In his judgement, he said Mr and Mrs Krarup's remains had been "buried with care and consideration by Madam de Lisle in the consecrated churchyard where they now lie".
Mrs Krarup was cremated in Madrid in 1995 and her remains were brought back to England.
Madam de Lisle succeeded in having Mr Krarup's remains exhumed from his grave in Peru so the couple could be buried together at Hungarton.
Chancellor Blackett-Ord said: "Indeed, she must have gone to very considerable lengths to procure their removal to Hungarton from Peru and Spain.
"What has really changed is the unfortunate probability that Quenby Hall will not survive as the centre of the lives of her descendants.
"I have to say I consider this is a bad reason for justifying the removal of the ashes."
He said it had been previously established that allowing disinterment on the grounds of a family moving house would make "unacceptable inroads into the principle of permanence of Christian burial".
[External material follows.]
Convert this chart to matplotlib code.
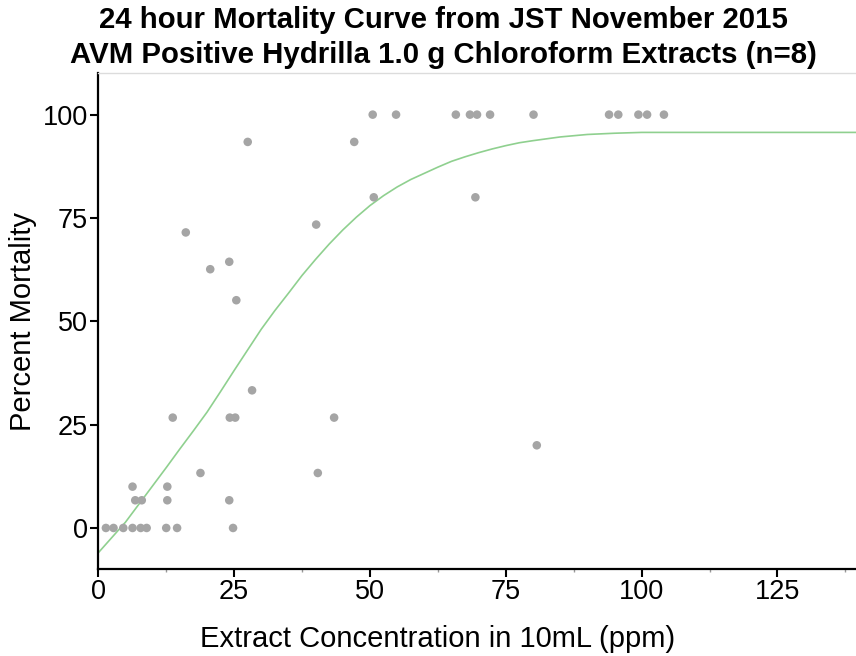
import matplotlib
matplotlib.use("Agg")
import matplotlib.pyplot as plt
from matplotlib.ticker import MultipleLocator

plt.rcParams['font.family'] = ['Liberation Sans', 'DejaVu Sans']

# observed mortality (ppm, percent)
conc = [1.4, 2.8, 4.6, 6.3, 7.8, 8.9, 12.5, 14.5, 24.8,
        6.8, 8.0, 12.7, 24.1,
        6.3, 12.7,
        18.8, 40.4,
        80.7,
        13.7, 24.2, 25.2, 43.4,
        28.3, 25.4, 20.6, 24.1, 16.1, 40.1,
        50.7, 69.4,
        27.5, 47.1,
        50.5, 54.8, 65.8, 68.4, 69.7, 72.1, 80.1, 94.0, 95.7, 99.4, 101.0, 104.1]
mortality = [0, 0, 0, 0, 0, 0, 0, 0, 0,
             6.7, 6.7, 6.7, 6.7,
             10, 10,
             13.3, 13.3,
             20,
             26.7, 26.7, 26.7, 26.7,
             33.3, 55.1, 62.6, 64.4, 71.5, 73.4,
             80, 80,
             93.4, 93.4,
             100, 100, 100, 100, 100, 100, 100, 100, 100, 100, 100, 100]

# fitted curve
fit_x = [0, 2.5, 5, 7.5, 10, 12.5, 15, 17.5, 20, 22.5, 25, 27.5, 30, 32.5, 35,
         37.5, 40, 42.5, 45, 47.5, 50, 52.5, 55, 57.5, 60, 62.5, 65, 67.5, 70,
         72.5, 75, 77.5, 80, 85, 90, 95, 100, 110, 120, 130, 140]
fit_y = [-6.0, -2.3, 1.4, 5.8, 10.2, 14.6, 19.1, 23.5, 28.0, 33.0, 38.1, 43.1,
         48.1, 52.6, 56.8, 61.1, 65.0, 68.7, 72.1, 75.2, 78.0, 80.4, 82.5, 84.3,
         85.8, 87.3, 88.7, 89.8, 90.8, 91.7, 92.5, 93.2, 93.7, 94.6, 95.2, 95.5,
         95.7, 95.7, 95.7, 95.7, 95.7]

x_ticks = [0, 25, 50, 75, 100, 125]
y_ticks = [0, 25, 50, 75, 100]

W, H = 856, 656
fig = plt.figure(figsize=(W / 100, H / 100), dpi=100)
ax = fig.add_axes([98.3 / W, 1 - 569.3 / H, (859 - 98.3) / W, (569.3 - 73.3) / H])

ax.plot(fit_x, fit_y, color='#8fd08f', lw=1.2, zorder=2, clip_on=False)
ax.scatter(conc, mortality, s=38, color='#a5a5a5', edgecolors='none', zorder=3)

ax.set_xlim(0, 140)
ax.set_ylim(-10, 110)
ax.set_xticks(x_ticks)
ax.set_yticks(y_ticks)
ax.xaxis.set_minor_locator(MultipleLocator(12.5))

ax.spines['right'].set_visible(False)
ax.spines['top'].set_color('#dcdcdc')
ax.spines['top'].set_linewidth(1.0)
ax.spines['left'].set_linewidth(1.6)
ax.spines['bottom'].set_linewidth(1.6)

ax.tick_params(axis='both', which='major', direction='out', length=6, width=1.5,
               labelsize=19.5, color='black')
ax.tick_params(axis='y', pad=1.5)
ax.tick_params(axis='x', pad=1.0)
ax.tick_params(axis='x', which='minor', length=2.5, width=1, color='#999999')

ax.set_xlabel('Extract Concentration in 10mL (ppm)', fontsize=21, va='center')
ax.xaxis.set_label_coords(0.4466, -0.1405)
ax.set_ylabel('Percent Mortality', fontsize=21, va='center')
ax.yaxis.set_label_coords(-0.099, 0.5)

fig.text(443 / W, 1 - 28.3 / H, '24 hour Mortality Curve from JST November 2015',
         ha='center', va='baseline', fontsize=21.2, fontweight='bold')
fig.text(443 / W, 1 - 63.3 / H, 'AVM Positive Hydrilla 1.0 g Chloroform Extracts (n=8)',
         ha='center', va='baseline', fontsize=21.2, fontweight='bold')

fig.savefig('out.png', dpi=100)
In his written judgement Chancellor Blackett-Ord said: "Unfortunately, Frederick's business at Quenby Hall was unsuccessful and the hall will have to be sold.
"It is clear this has been a great shock to the family.
"Madam de Lisle stated (in correspondence before the ruling) 'the family will have to be uprooted from what they had come to view as their home for generations to come'."
He expressed regret, but refused Madam de Lisle's application.
Freddie de Lisle said he could not comment on the ruling, or whether the sale of Quenby Hall was related to the liquidation of the dairy company.
He said his parents were out of the country and unavailable for comment.